The Franco-German charm offensive is certainly the most visible effort to prevent the Trump administration from pulling out of the deal, which was signed in 2015. But it is only the tip of the iceberg.

With Germany, France and Britain on one side and the United States on the other, negotiations are ongoing to reach an agreement that would satisfy the demands that the president made in his January 12 ultimatum, when he last waived sanctions against Iran. Last week, hundreds of European legislators wrote an open letter urging the US Congress to support the Joint Comprehensive Plan of Action (JCPOA), as the Iran nuclear accord is officially called.

But the concerted European push, according to high-ranking former US officials and Washington-based European diplomats, may well fall short of its goal to persuade Trump ahead of the May 12 deadline to renew the sanctions relief for Iran, a key step in keeping the nuclear deal alive.

John Bolton could amplify Trump's own impulses against the Iran nuclear accord Image: Imago/Zumapress

Pessimistic outlook

"Unfortunately, I don't know anyone in the United States who is particularly optimistic that the sanction waivers will be signed again at the relevant time," said Laura Holgate, who served as US ambassador to the International Atomic Energy Agency (IAEA) until President Trump's inauguration in January 2017.

The IAEA, which is tasked with monitoring and verifying Tehran's compliance with the Iran agreement, has so far concluded that the country did comply with the accord.

Elizabeth Rosenberg, a former senior sanctions official at the Treasury Department, shared Holgate's skepticism about the chances that the US will remain in the agreement — even if negotiators' succeed in hammering out an agreement.      

"I feel much less hopeful about whether the US administration will in the end continue to fulfill its obligations under the deal, which is to say I am doubtful that the US will stay in the deal," said Rosenberg.

Read moreWhat are Donald Trump's objections to the Iran nuclear deal?

"Flaws" to fix

European diplomats who requested not to be named in order to talk openly about this sensitive issue expressed hope that negotiators might be able to find common ground, but remained skeptical whether this would ultimately suffice for Trump.  

"I am hopeful, but not confident," said one. "No one knows what Trump will do in the end." 

A diplomat of another European country said he was hopeful that a joint document could be negotiated, but emphasized that even US officials these days cannot say for certain whether the president would accept it.    

Of the three "flaws" Trump demanded to be fixed in order for him to extend the Iran sanctions relief — Tehran's ballistic weapons program, expanded IAEA access to Iranian facilities and the so-called sunset clauses — the latter is the main stumbling block, say the US and European experts.

Bolton and Trump

While the Trump administration effectively wants to extend the limits on Tehran's nuclear program, which according to the accord are set to fully expire by 2031, the Europeans are reluctant to do so, saying this would de facto be a renegotiation of the agreement.

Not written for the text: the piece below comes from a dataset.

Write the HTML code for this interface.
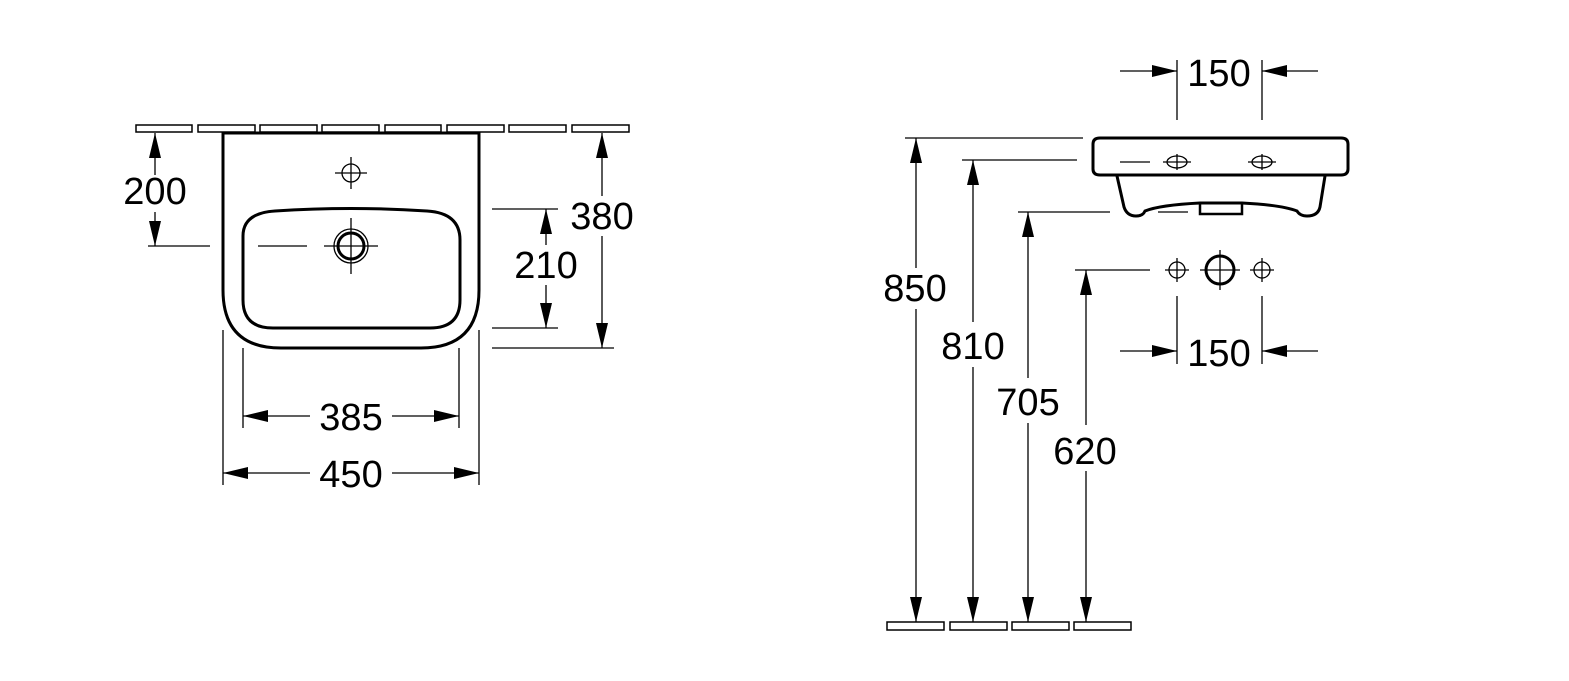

From a US perspective, there are further complications regarding negotiations with the E3. Richard Nephew, the lead sanctions expert for US negotiations with Tehran in the Obama administration where he also served as the National Security Council's Iran director, questions to what extent Germany, France and Britain can really speak for all other EU countries, some of which favor a softer approach vis-à-vis Tehran than the E3.

"Germany cannot force sanctions retaliation upon Italy, and Britain, with everything that's going on with Brexit, they sure can't force any EU response," he said.

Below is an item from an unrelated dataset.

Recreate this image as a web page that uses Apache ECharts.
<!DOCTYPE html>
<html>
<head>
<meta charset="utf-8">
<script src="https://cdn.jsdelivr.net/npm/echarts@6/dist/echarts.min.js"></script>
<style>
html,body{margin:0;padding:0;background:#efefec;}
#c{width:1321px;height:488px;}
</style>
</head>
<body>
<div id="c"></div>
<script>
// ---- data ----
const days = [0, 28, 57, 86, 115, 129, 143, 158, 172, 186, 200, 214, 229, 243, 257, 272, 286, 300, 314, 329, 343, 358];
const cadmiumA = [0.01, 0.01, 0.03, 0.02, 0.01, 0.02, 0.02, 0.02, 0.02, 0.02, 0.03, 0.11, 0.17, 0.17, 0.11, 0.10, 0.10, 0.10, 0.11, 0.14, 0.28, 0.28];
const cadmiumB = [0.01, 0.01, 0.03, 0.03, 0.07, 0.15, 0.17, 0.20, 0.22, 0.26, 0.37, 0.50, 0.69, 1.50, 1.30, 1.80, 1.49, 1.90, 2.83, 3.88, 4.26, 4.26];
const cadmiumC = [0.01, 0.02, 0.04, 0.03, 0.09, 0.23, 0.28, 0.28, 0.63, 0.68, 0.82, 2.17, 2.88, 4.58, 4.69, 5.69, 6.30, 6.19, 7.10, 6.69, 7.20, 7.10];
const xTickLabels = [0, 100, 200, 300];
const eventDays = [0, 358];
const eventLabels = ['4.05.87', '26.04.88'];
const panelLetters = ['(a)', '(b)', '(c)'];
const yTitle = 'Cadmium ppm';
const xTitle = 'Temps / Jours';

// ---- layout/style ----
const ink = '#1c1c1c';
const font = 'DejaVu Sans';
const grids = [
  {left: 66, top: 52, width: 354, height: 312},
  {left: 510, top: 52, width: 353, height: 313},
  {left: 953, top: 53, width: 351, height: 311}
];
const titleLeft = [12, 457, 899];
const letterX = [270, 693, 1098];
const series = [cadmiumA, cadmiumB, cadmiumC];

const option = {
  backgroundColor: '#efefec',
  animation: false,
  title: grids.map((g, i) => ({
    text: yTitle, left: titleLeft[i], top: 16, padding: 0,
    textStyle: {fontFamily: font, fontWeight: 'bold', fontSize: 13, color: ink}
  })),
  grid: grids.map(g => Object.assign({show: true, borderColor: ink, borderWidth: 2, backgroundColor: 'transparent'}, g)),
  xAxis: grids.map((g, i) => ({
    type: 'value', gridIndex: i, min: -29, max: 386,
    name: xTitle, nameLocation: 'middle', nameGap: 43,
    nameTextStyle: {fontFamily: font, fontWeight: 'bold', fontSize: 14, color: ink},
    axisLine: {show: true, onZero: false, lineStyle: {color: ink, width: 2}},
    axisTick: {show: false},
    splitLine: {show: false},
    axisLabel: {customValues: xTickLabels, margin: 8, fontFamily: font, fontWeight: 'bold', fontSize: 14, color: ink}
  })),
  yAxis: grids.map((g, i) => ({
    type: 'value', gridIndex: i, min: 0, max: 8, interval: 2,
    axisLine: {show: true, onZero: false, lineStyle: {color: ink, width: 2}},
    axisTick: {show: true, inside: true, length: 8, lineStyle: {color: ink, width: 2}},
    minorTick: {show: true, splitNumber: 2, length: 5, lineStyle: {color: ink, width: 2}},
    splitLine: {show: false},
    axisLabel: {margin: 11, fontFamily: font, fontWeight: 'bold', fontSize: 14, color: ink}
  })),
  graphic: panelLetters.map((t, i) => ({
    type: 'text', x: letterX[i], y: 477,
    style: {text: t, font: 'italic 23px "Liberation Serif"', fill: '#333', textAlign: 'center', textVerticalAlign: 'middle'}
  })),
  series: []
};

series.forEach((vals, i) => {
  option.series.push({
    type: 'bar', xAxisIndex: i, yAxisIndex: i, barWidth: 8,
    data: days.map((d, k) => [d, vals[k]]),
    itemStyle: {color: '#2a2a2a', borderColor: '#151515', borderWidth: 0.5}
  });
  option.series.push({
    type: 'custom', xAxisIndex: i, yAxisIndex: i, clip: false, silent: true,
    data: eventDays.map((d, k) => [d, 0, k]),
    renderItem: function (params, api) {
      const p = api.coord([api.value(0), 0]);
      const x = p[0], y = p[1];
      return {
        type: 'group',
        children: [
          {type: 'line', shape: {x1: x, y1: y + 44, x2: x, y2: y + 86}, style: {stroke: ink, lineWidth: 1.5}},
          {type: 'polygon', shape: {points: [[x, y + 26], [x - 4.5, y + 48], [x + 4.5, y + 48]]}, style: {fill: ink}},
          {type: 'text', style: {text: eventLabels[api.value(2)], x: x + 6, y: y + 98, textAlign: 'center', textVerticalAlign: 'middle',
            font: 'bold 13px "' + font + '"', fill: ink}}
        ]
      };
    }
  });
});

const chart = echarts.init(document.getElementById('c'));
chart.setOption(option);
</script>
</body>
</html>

But the core of the problem, agreed the former and current officials from the US and Europe, is Trump's long-standing fundamental opposition against the Iran accord, a view which is only likely to be amplified by Trump's new hard-line National Security Advisor John Bolton who in an editorial three years ago advocated "To Stop Iran's Bomb, Bomb Iran."    

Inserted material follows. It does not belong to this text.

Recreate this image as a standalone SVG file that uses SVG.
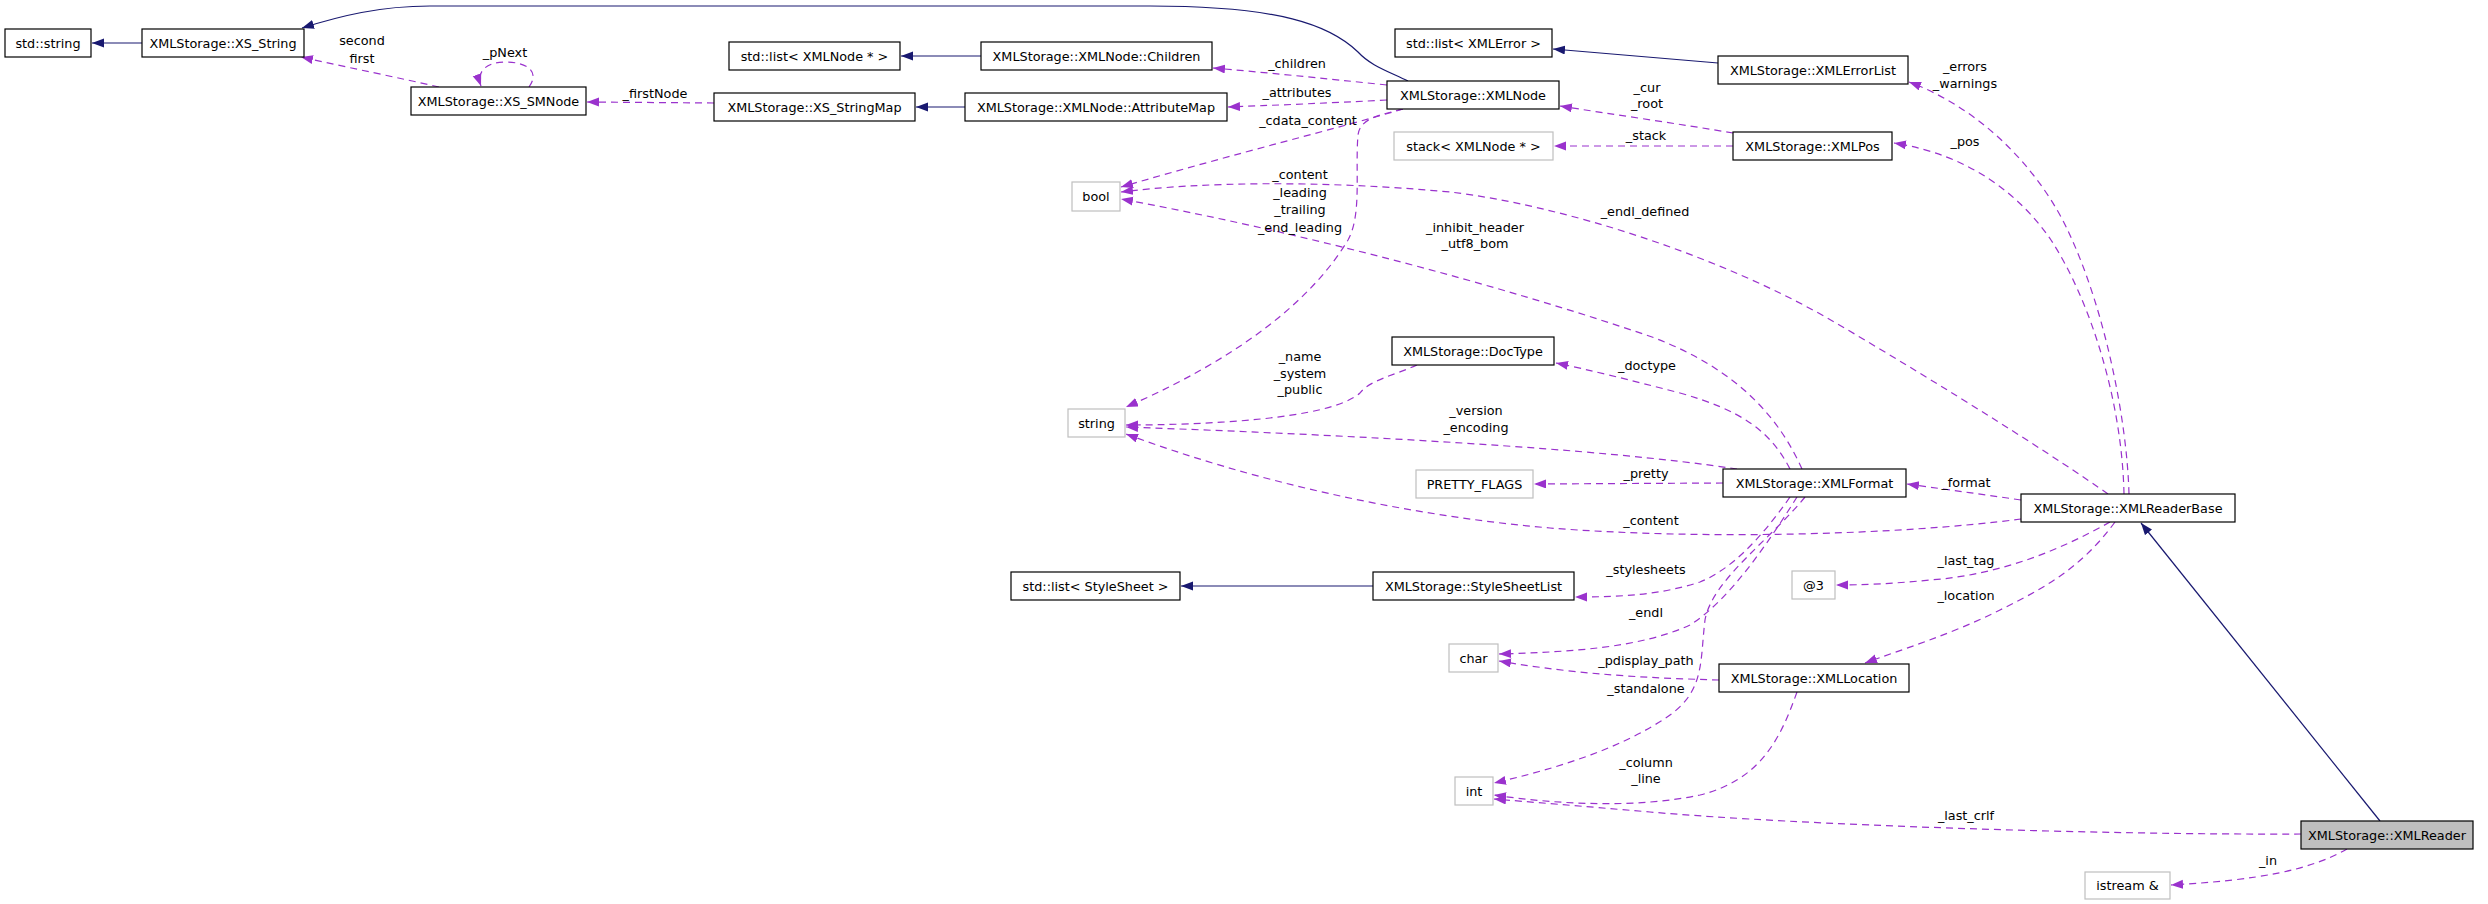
<svg xmlns="http://www.w3.org/2000/svg" width="2488" height="904" viewBox="0 0 2488 904">
<style>
text{font-family:"DejaVu Sans","Liberation Sans",sans-serif;font-size:12.8px;fill:#000;text-anchor:middle}
.n rect{fill:#fff;stroke:#000;stroke-width:1.2}
.g rect{fill:#fff;stroke:#bfbfbf;stroke-width:1.2}
.cur rect{fill:#bfbfbf;stroke:#000;stroke-width:1.2}
.inh{fill:none;stroke:#191970;stroke-width:1.2;marker-end:url(#an)}
.use{fill:none;stroke:#9a32cd;stroke-width:1.2;stroke-dasharray:7,5;marker-end:url(#ap)}
</style>
<defs>
<marker id="an" markerUnits="userSpaceOnUse" markerWidth="14" markerHeight="10" refX="12" refY="4.5" orient="auto"><path d="M0,0 L12,4.5 L0,9 z" fill="#191970"/></marker>
<marker id="ap" markerUnits="userSpaceOnUse" markerWidth="14" markerHeight="10" refX="12" refY="4.5" orient="auto"><path d="M0,0 L12,4.5 L0,9 z" fill="#9a32cd"/></marker>
</defs>
<rect width="2488" height="904" fill="#fff"/>
<g id="connectors">
<path class="inh" d="M142,43 L92,43"/>
<path class="inh" d="M1408,81 C1385,70 1370,65 1358,52 C1330,25 1280,6 1150,6 L430,6 C380,6 340,16 302,28"/>
<path class="inh" d="M981,56 L901,56"/>
<path class="inh" d="M965,107 L916,107"/>
<path class="inh" d="M1718,63 L1553,49"/>
<path class="inh" d="M1373,586 L1181,586"/>
<path class="inh" d="M2380,821 L2141,523"/>
<path class="use" d="M439,87 C400,78 350,68 301,57"/>
<path class="use" d="M529,87 C540,72 528,62 505,62 C486,62 476,72 481,86"/>
<path class="use" d="M714,103 L587,102"/>
<path class="use" d="M1387,85 C1320,78 1260,72 1213,68"/>
<path class="use" d="M1387,100 C1330,103 1280,105 1228,107"/>
<path class="use" d="M1403,109 C1350,125 1230,155 1121,187"/>
<path class="use" d="M1403,109 C1380,115 1360,118 1358,135 C1355,170 1362,215 1348,240 C1300,320 1200,375 1126,407"/>
<path class="use" d="M1733,133 C1680,124 1610,114 1560,106"/>
<path class="use" d="M1733,146 L1554,146"/>
<path class="use" d="M2129,494 C2127,420 2105,310 2069,233 C2045,180 1990,112 1909,82"/>
<path class="use" d="M2124,494 C2122,400 2090,300 2051,240 C2020,195 1970,155 1894,143"/>
<path class="use" d="M2108,494 C2060,460 1950,390 1836,323 C1720,255 1560,205 1450,192 C1320,180 1200,182 1121,192"/>
<path class="use" d="M1802,469 C1780,420 1740,370 1652,337 C1500,285 1300,232 1121,199"/>
<path class="use" d="M1417,365 C1395,375 1370,380 1360,393 C1330,420 1200,425 1126,425"/>
<path class="use" d="M1790,469 C1770,430 1740,410 1680,393 C1630,380 1590,370 1556,363"/>
<path class="use" d="M1737,469 C1600,448 1350,435 1126,427"/>
<path class="use" d="M1723,483 L1534,484"/>
<path class="use" d="M2021,500 C1980,494 1950,490 1907,484"/>
<path class="use" d="M2021,519 C1900,535 1700,540 1550,528 C1400,515 1250,480 1126,434"/>
<path class="use" d="M1790,497 C1760,540 1730,570 1700,582 C1660,595 1620,597 1575,597"/>
<path class="use" d="M1797,497 C1770,540 1730,600 1690,625 C1640,648 1570,652 1499,654"/>
<path class="use" d="M1805,497 C1770,540 1712,580 1705,620 C1700,660 1705,690 1670,715 C1620,750 1550,770 1494,783"/>
<path class="use" d="M1719,680 C1650,678 1580,675 1499,661"/>
<path class="use" d="M2110,522 C2060,550 2000,575 1930,580 C1890,584 1860,585 1836,585"/>
<path class="use" d="M2115,522 C2080,570 2040,590 2000,610 C1950,635 1900,650 1865,663"/>
<path class="use" d="M1797,692 C1780,740 1760,780 1700,795 C1640,808 1560,805 1494,795"/>
<path class="use" d="M2301,834 C2100,835 1800,825 1650,812 C1580,806 1530,802 1494,799"/>
<path class="use" d="M2347,849 C2310,870 2260,880 2171,885"/>
<text x="362" y="45">second</text><text x="362" y="63">first</text>
<text x="505" y="57">_pNext</text>
<text x="655" y="98">_firstNode</text>
<text x="1297" y="68">_children</text>
<text x="1297" y="97">_attributes</text>
<text x="1308" y="125">_cdata_content</text>
<text x="1300" y="179">_content</text><text x="1300" y="197">_leading</text><text x="1300" y="214">_trailing</text><text x="1300" y="232">_end_leading</text>
<text x="1647" y="92">_cur</text><text x="1647" y="108">_root</text>
<text x="1646" y="140">_stack</text>
<text x="1965" y="71">_errors</text><text x="1965" y="88">_warnings</text>
<text x="1965" y="146">_pos</text>
<text x="1645" y="216">_endl_defined</text>
<text x="1475" y="232">_inhibit_header</text><text x="1475" y="248">_utf8_bom</text>
<text x="1300" y="361">_name</text><text x="1300" y="378">_system</text><text x="1300" y="394">_public</text>
<text x="1647" y="370">_doctype</text>
<text x="1476" y="415">_version</text><text x="1476" y="432">_encoding</text>
<text x="1646" y="478">_pretty</text>
<text x="1966" y="487">_format</text>
<text x="1651" y="525">_content</text>
<text x="1646" y="574">_stylesheets</text>
<text x="1646" y="617">_endl</text>
<text x="1646" y="665">_pdisplay_path</text>
<text x="1646" y="693">_standalone</text>
<text x="1966" y="565">_last_tag</text>
<text x="1966" y="600">_location</text>
<text x="1646" y="767">_column</text><text x="1646" y="783">_line</text>
<text x="1966" y="820">_last_crlf</text>
<text x="2268" y="865">_in</text>
</g>
<g id="n_std_string" class="n"><rect x="5" y="29" width="86" height="28"/><text x="48" y="47.5">std::string</text></g>
<g id="n_XS_String" class="n"><rect x="142" y="29" width="162" height="28"/><text x="223" y="47.5">XMLStorage::XS_String</text></g>
<g id="n_XS_SMNode" class="n"><rect x="411" y="87" width="175" height="28"/><text x="498.5" y="105.5">XMLStorage::XS_SMNode</text></g>
<g id="n_list_XMLNode" class="n"><rect x="729" y="42" width="171" height="28"/><text x="814.5" y="60.5">std::list&lt; XMLNode * &gt;</text></g>
<g id="n_Children" class="n"><rect x="981" y="42" width="231" height="28"/><text x="1096.5" y="60.5">XMLStorage::XMLNode::Children</text></g>
<g id="n_XS_StringMap" class="n"><rect x="714" y="93" width="201" height="28"/><text x="814.5" y="111.5">XMLStorage::XS_StringMap</text></g>
<g id="n_AttributeMap" class="n"><rect x="965" y="93" width="262" height="28"/><text x="1096" y="111.5">XMLStorage::XMLNode::AttributeMap</text></g>
<g id="n_XMLNode" class="n"><rect x="1387" y="81" width="172" height="28"/><text x="1473" y="99.5">XMLStorage::XMLNode</text></g>
<g id="n_list_XMLError" class="n"><rect x="1395" y="29" width="157" height="28"/><text x="1473.5" y="47.5">std::list&lt; XMLError &gt;</text></g>
<g id="n_XMLErrorList" class="n"><rect x="1718" y="56" width="190" height="28"/><text x="1813" y="74.5">XMLStorage::XMLErrorList</text></g>
<g id="n_stack" class="g"><rect x="1394" y="132" width="159" height="28"/><text x="1473.5" y="150.5">stack&lt; XMLNode * &gt;</text></g>
<g id="n_XMLPos" class="n"><rect x="1733" y="132" width="159" height="28"/><text x="1812.5" y="150.5">XMLStorage::XMLPos</text></g>
<g id="n_bool" class="g"><rect x="1072" y="182" width="48" height="29"/><text x="1096" y="201">bool</text></g>
<g id="n_DocType" class="n"><rect x="1392" y="337" width="162" height="28"/><text x="1473" y="355.5">XMLStorage::DocType</text></g>
<g id="n_string" class="g"><rect x="1068" y="409" width="57" height="28"/><text x="1096.5" y="427.5">string</text></g>
<g id="n_PRETTY_FLAGS" class="g"><rect x="1416" y="470" width="117" height="28"/><text x="1474.5" y="488.5">PRETTY_FLAGS</text></g>
<g id="n_XMLFormat" class="n"><rect x="1723" y="469" width="183" height="28"/><text x="1814.5" y="487.5">XMLStorage::XMLFormat</text></g>
<g id="n_XMLReaderBase" class="n"><rect x="2021" y="494" width="214" height="28"/><text x="2128" y="512.5">XMLStorage::XMLReaderBase</text></g>
<g id="n_at3" class="g"><rect x="1792" y="571" width="43" height="28"/><text x="1813.5" y="589.5">@3</text></g>
<g id="n_list_StyleSheet" class="n"><rect x="1011" y="572" width="169" height="28"/><text x="1095.5" y="590.5">std::list&lt; StyleSheet &gt;</text></g>
<g id="n_StyleSheetList" class="n"><rect x="1373" y="572" width="201" height="28"/><text x="1473.5" y="590.5">XMLStorage::StyleSheetList</text></g>
<g id="n_char" class="g"><rect x="1449" y="644" width="49" height="28"/><text x="1473.5" y="662.5">char</text></g>
<g id="n_XMLLocation" class="n"><rect x="1719" y="664" width="190" height="28"/><text x="1814" y="682.5">XMLStorage::XMLLocation</text></g>
<g id="n_int" class="g"><rect x="1455" y="777" width="38" height="28"/><text x="1474" y="795.5">int</text></g>
<g id="n_XMLReader" class="cur"><rect x="2301" y="821" width="172" height="28"/><text x="2387" y="839.5">XMLStorage::XMLReader</text></g>
<g id="n_istream" class="g"><rect x="2085" y="872" width="85" height="27"/><text x="2127.5" y="890">istream &amp;</text></g>
</svg>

"There is so much emphasis in President Trump's track record as a candidate and in office directed even in an ideological manner against this deal, it seems hard to believe there will be some magical diplomatic solution that allows him to both spurn the deal and leave it in place," said Rosenberg.

What to tell Trump?

Given Trump's deep-seated animus against the Iran deal — his predecessor's signature foreign policy achievement — how much can Merkel and Macron realistically do to try to convince Trump to remain in the agreement?

Their influence is limited, argue the former US officials. Their suggestion would be to try to establish a warm personal relationship with the president and to be prepared with an offer that could encourage him to stick to the agreement.

But ultimately, said former US IAEA ambassador Holgate, Merkel and Macron should try to explain why it is in Washington's own interest not to kill the deal.  

"The only thing I can think of is to really bring home what the day after a broken agreement looks like. How can that possibly be in the US's interest to have our European alliance in tatters, to have Iran unconstrained and perhaps more motivated than they have ever been in the last 15 years, to actually feel like they need a nuclear weapon to defend themselves against some future US action. I just can't conceive of a way how the world without the JCPOA is in the US' interest."